# [SET PROBLEM]
Set down each line of the material that follows, exactly, with no pictures.

##### DATASET EXTRACT

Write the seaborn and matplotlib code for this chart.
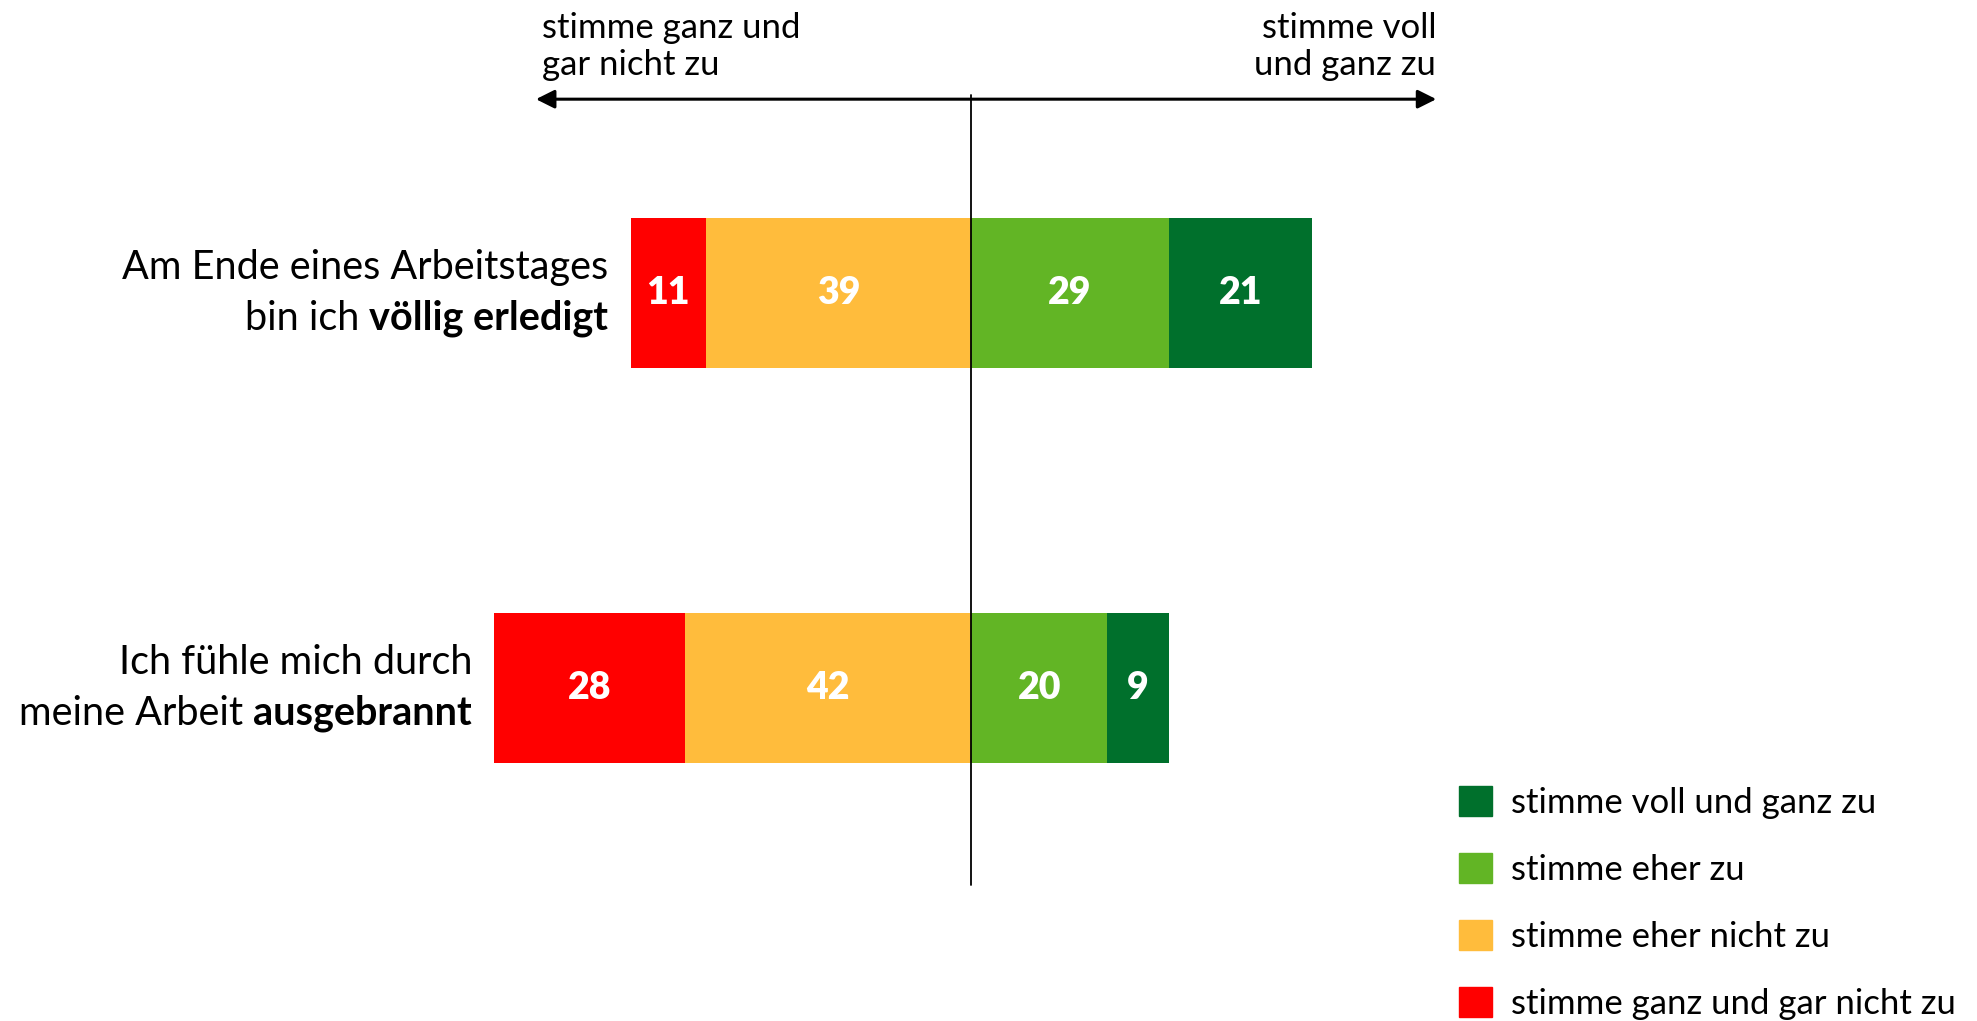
import matplotlib.pyplot as plt
import pandas as pd
import seaborn as sns
from matplotlib.patches import Patch

# survey items (label split so the emphasised part can be bold)
ITEM_KEYS = ["erledigt", "ausgebrannt"]
ITEM_LINE1 = ["Am Ende eines Arbeitstages", "Ich fühle mich durch"]
ITEM_LINE2 = ["bin ich ", "meine Arbeit "]
ITEM_BOLD = ["völlig erledigt", "ausgebrannt"]

RESPONSES = [
    "stimme ganz und gar nicht zu",
    "stimme eher nicht zu",
    "stimme eher zu",
    "stimme voll und ganz zu",
]
GAR_NICHT = [11, 28]
EHER_NICHT = [39, 42]
EHER_ZU = [29, 20]
VOLL = [21, 9]

PALETTE = {
    "stimme ganz und gar nicht zu": "#FF0000",
    "stimme eher nicht zu": "#FFBC3C",
    "stimme eher zu": "#62B525",
    "stimme voll und ganz zu": "#00702C",
}

AXIS_LEFT = "stimme ganz und\ngar nicht zu"
AXIS_RIGHT = "stimme voll\nund ganz zu"

FONT = "Lato"

# diverging stack: outer segments drawn first, inner ones overlaid
rows = []
for i, key in enumerate(ITEM_KEYS):
    rows.append((key, RESPONSES[0], -(GAR_NICHT[i] + EHER_NICHT[i])))
    rows.append((key, RESPONSES[3], EHER_ZU[i] + VOLL[i]))
    rows.append((key, RESPONSES[1], -EHER_NICHT[i]))
    rows.append((key, RESPONSES[2], EHER_ZU[i]))
df = pd.DataFrame(rows, columns=["item", "response", "extent"])

sns.set_style("white")
plt.rcParams["font.family"] = [FONT, "DejaVu Sans"]
plt.rcParams["text.color"] = "black"

fig = plt.figure(figsize=(19.77, 10.21), dpi=100)
ax = fig.add_axes([0, 0, 1, 1])

sns.barplot(
    data=df,
    x="extent",
    y="item",
    hue="response",
    order=ITEM_KEYS,
    hue_order=[RESPONSES[0], RESPONSES[3], RESPONSES[1], RESPONSES[2]],
    palette=PALETTE,
    dodge=False,
    width=0.38,
    saturation=1,
    linewidth=0,
    errorbar=None,
    legend=False,
    orient="y",
    ax=ax,
)

ax.set_xlim(-142.6, 147.7)
ax.set_ylim(1.843, -0.741)
ax.axis("off")

# numbers inside the segments
for i in range(len(ITEM_KEYS)):
    segs = [
        (-(GAR_NICHT[i] + EHER_NICHT[i]), GAR_NICHT[i]),
        (-EHER_NICHT[i], EHER_NICHT[i]),
        (0, EHER_ZU[i]),
        (EHER_ZU[i], VOLL[i]),
    ]
    for start, val in segs:
        ax.text(start + val / 2, i, str(val), ha="center", va="center",
                color="white", fontsize=27, fontweight="heavy")

    # item label, right aligned next to the bar
    left = -(GAR_NICHT[i] + EHER_NICHT[i])
    bold = ax.annotate(ITEM_BOLD[i], xy=(left, i), xytext=(-16, -18),
                       textcoords="offset points", ha="right", va="center",
                       fontsize=28.5, fontweight="bold")
    ax.annotate(ITEM_LINE2[i], xy=(0, 0), xycoords=bold, ha="right",
                va="bottom", fontsize=28.5)
    ax.annotate(ITEM_LINE1[i], xy=(left, i), xytext=(-16, 18),
                textcoords="offset points", ha="right", va="center",
                fontsize=28.5)

# centre line and scale arrow
ax.plot([0, 0], [-0.5, 1.5], color="black", lw=1.3, zorder=5)
arrow_l, arrow_r, arrow_y = -63.9, 68.3, -0.49
ax.annotate("", xy=(arrow_l, arrow_y), xytext=(arrow_r, arrow_y),
            arrowprops=dict(arrowstyle="<|-|>", color="black", lw=2.2,
                            mutation_scale=28, shrinkA=0, shrinkB=0))
ax.annotate(AXIS_LEFT, xy=(arrow_l, arrow_y), xytext=(4, 13),
            textcoords="offset points", ha="left", va="bottom", fontsize=25)
ax.annotate(AXIS_RIGHT, xy=(arrow_r, arrow_y), xytext=(0, 13),
            textcoords="offset points", ha="right", va="bottom",
            multialignment="right", fontsize=25)

handles = [Patch(color=PALETTE[r]) for r in RESPONSES[::-1]]
fig.legend(handles, RESPONSES[::-1], loc="upper left",
           bbox_to_anchor=(1459 / 1977, 1 - 786 / 1021), frameon=False,
           fontsize=25, handlelength=0.95, handleheight=0.95,
           handletextpad=0.55, labelspacing=0.98, borderaxespad=0,
           borderpad=0)

fig.savefig("out.png", dpi=100, facecolor="white")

##########

# [ANSWER TO THIS EXERCISE]
Write the seaborn and matplotlib code for this chart.
import matplotlib.pyplot as plt
import pandas as pd
import seaborn as sns
from matplotlib.patches import Patch

# survey items (label split so the emphasised part can be bold)
ITEM_KEYS = ["erledigt", "ausgebrannt"]
ITEM_LINE1 = ["Am Ende eines Arbeitstages", "Ich fühle mich durch"]
ITEM_LINE2 = ["bin ich ", "meine Arbeit "]
ITEM_BOLD = ["völlig erledigt", "ausgebrannt"]

RESPONSES = [
    "stimme ganz und gar nicht zu",
    "stimme eher nicht zu",
    "stimme eher zu",
    "stimme voll und ganz zu",
]
GAR_NICHT = [11, 28]
EHER_NICHT = [39, 42]
EHER_ZU = [29, 20]
VOLL = [21, 9]

PALETTE = {
    "stimme ganz und gar nicht zu": "#FF0000",
    "stimme eher nicht zu": "#FFBC3C",
    "stimme eher zu": "#62B525",
    "stimme voll und ganz zu": "#00702C",
}

AXIS_LEFT = "stimme ganz und\ngar nicht zu"
AXIS_RIGHT = "stimme voll\nund ganz zu"

FONT = "Lato"

# diverging stack: outer segments drawn first, inner ones overlaid
rows = []
for i, key in enumerate(ITEM_KEYS):
    rows.append((key, RESPONSES[0], -(GAR_NICHT[i] + EHER_NICHT[i])))
    rows.append((key, RESPONSES[3], EHER_ZU[i] + VOLL[i]))
    rows.append((key, RESPONSES[1], -EHER_NICHT[i]))
    rows.append((key, RESPONSES[2], EHER_ZU[i]))
df = pd.DataFrame(rows, columns=["item", "response", "extent"])

sns.set_style("white")
plt.rcParams["font.family"] = [FONT, "DejaVu Sans"]
plt.rcParams["text.color"] = "black"

fig = plt.figure(figsize=(19.77, 10.21), dpi=100)
ax = fig.add_axes([0, 0, 1, 1])

sns.barplot(
    data=df,
    x="extent",
    y="item",
    hue="response",
    order=ITEM_KEYS,
    hue_order=[RESPONSES[0], RESPONSES[3], RESPONSES[1], RESPONSES[2]],
    palette=PALETTE,
    dodge=False,
    width=0.38,
    saturation=1,
    linewidth=0,
    errorbar=None,
    legend=False,
    orient="y",
    ax=ax,
)

ax.set_xlim(-142.6, 147.7)
ax.set_ylim(1.843, -0.741)
ax.axis("off")

# numbers inside the segments
for i in range(len(ITEM_KEYS)):
    segs = [
        (-(GAR_NICHT[i] + EHER_NICHT[i]), GAR_NICHT[i]),
        (-EHER_NICHT[i], EHER_NICHT[i]),
        (0, EHER_ZU[i]),
        (EHER_ZU[i], VOLL[i]),
    ]
    for start, val in segs:
        ax.text(start + val / 2, i, str(val), ha="center", va="center",
                color="white", fontsize=27, fontweight="heavy")

    # item label, right aligned next to the bar
    left = -(GAR_NICHT[i] + EHER_NICHT[i])
    bold = ax.annotate(ITEM_BOLD[i], xy=(left, i), xytext=(-16, -18),
                       textcoords="offset points", ha="right", va="center",
                       fontsize=28.5, fontweight="bold")
    ax.annotate(ITEM_LINE2[i], xy=(0, 0), xycoords=bold, ha="right",
                va="bottom", fontsize=28.5)
    ax.annotate(ITEM_LINE1[i], xy=(left, i), xytext=(-16, 18),
                textcoords="offset points", ha="right", va="center",
                fontsize=28.5)

# centre line and scale arrow
ax.plot([0, 0], [-0.5, 1.5], color="black", lw=1.3, zorder=5)
arrow_l, arrow_r, arrow_y = -63.9, 68.3, -0.49
ax.annotate("", xy=(arrow_l, arrow_y), xytext=(arrow_r, arrow_y),
            arrowprops=dict(arrowstyle="<|-|>", color="black", lw=2.2,
                            mutation_scale=28, shrinkA=0, shrinkB=0))
ax.annotate(AXIS_LEFT, xy=(arrow_l, arrow_y), xytext=(4, 13),
            textcoords="offset points", ha="left", va="bottom", fontsize=25)
ax.annotate(AXIS_RIGHT, xy=(arrow_r, arrow_y), xytext=(0, 13),
            textcoords="offset points", ha="right", va="bottom",
            multialignment="right", fontsize=25)

handles = [Patch(color=PALETTE[r]) for r in RESPONSES[::-1]]
fig.legend(handles, RESPONSES[::-1], loc="upper left",
           bbox_to_anchor=(1459 / 1977, 1 - 786 / 1021), frameon=False,
           fontsize=25, handlelength=0.95, handleheight=0.95,
           handletextpad=0.55, labelspacing=0.98, borderaxespad=0,
           borderpad=0)

fig.savefig("out.png", dpi=100, facecolor="white")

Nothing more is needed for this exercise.